Talanoa Dialogues: Local Governments Invite National and State Leaders to Year-long Discussions on  Paris Agreement

A new initiative promises to accelerate engagement of the urban community in climate action, building on the synergy of sustainable urbanization and low-emission, resilient development.

In the critical year for the implementation of the New Urban Agenda and the Paris Agreement, local and other regional leaders are inviting national governments to a series of dialogues designed to strengthen national climate plans.

The “Cities and Regions Talanoa Dialogues”, facilitated by ICLEI – Local Governments for Sustainability with Global Covenant of Mayors for Climate & Energy and UN-Habitat as special partners, are expected to take place in around 40 countries worldwide – representing half of the world’s population — as part of a wider, global exercise called Talanoa Dialogue. The initiative was presented February 9 at the 9th World Urban Forum in Kuala Lumpur.

The initiative builds upon the Bonn-Fiji Commitment of Local and Regional Leaders adopted at the UN Climate Change Conference (COP23) in November 2017 and will be implemented in collaboration with the UN Climate Change Secretariat and the Fijian Government, which oversee the global climate negotiations process until the next UN Climate Change Conference in Katowice, Poland in December 2018.

The initiative also follows a Call for Vertical Integration of Local Authorities in national climate investment plans issued by the Global Covenant of Mayors at the One Planet Summit last December.

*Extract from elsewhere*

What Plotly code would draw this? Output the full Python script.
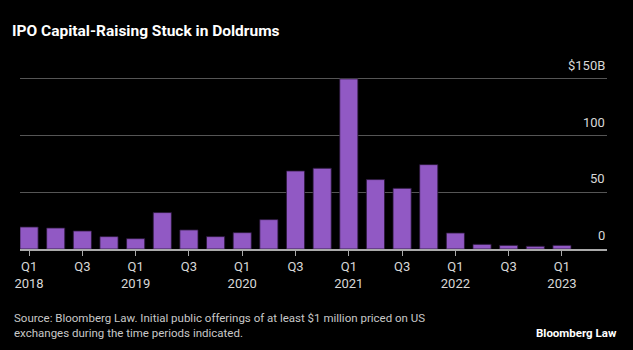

Spearheaded by Mayor of Quito Mauricio Rodas, in collaboration with the Mayors of Buenos Aires, Medellin, Mexico City and Sevilla, the effort underlines the need to provide pathways for active participation and engagement of sub-national governments in the formulation of national climate investment plans in line with the Paris Agreement (NDC Investment Plans) and accelerated tracks for sub-sovereign financing for Latin American cities.

The Talanoa Dialogue is viewed as a major global push to bring more stakeholder engagement on board towards achieving the 1.5-degree target in the 2015 Paris Agreement. Talanoa is a traditional word used in Fiji to describe an inclusive and transparent dialogue and decision-making process.

The process was launched by the COP23 Presidency of Fiji and is designed to take stock of and strengthen national climate plans, commonly referred to as Nationally Determined Contributions, or NDCs. Only a third of NDCs are on track for implementation and, even if they were fully implemented, recent estimates by UN Environment project a global warming of over 3°C by end of century. Urban communities contribute up to 70% of energy-related global
greenhouse gas emissions and they are among the most vulnerable hotspots for climate change impacts. Current commitments by local and regional governments have the potential to reduce emissions by 5-15 gigatons by 2020 to 2030. However, only around 60% countries have some sort of urban perspective in their national plans, according to UN Habitat figures.

The official decision adopted at COP23 encouraged national dialogues to take place at the country level, involving key stakeholder groups such as local and regional governments as well as civil society. The outcomes of such dialogues are then to be submitted through an official portal set up by UNFCCC, feeding into the next wave of negotiations.

ICLEI – lead of the Local Governments and Municipal Authorities Constituency at UN climate negotiations and on behalf of the Global Task Force of Local and Regional Governments — and partners are taking the initiative, with a view to delivering and advancing national climate plans through effective multilevel governance, a vision shared in spirit by the New Urban Agenda adopted in 2016. The year-round process is expected to take place in around 40 countries with the engagement of more than 15 networks and partners of local and regional governments. The dialogues will enable a more active engagement of ministries of urbanization, housing, public works, or their equivalent as appropriate, who have not been as adequately involved in the national and global climate efforts so far.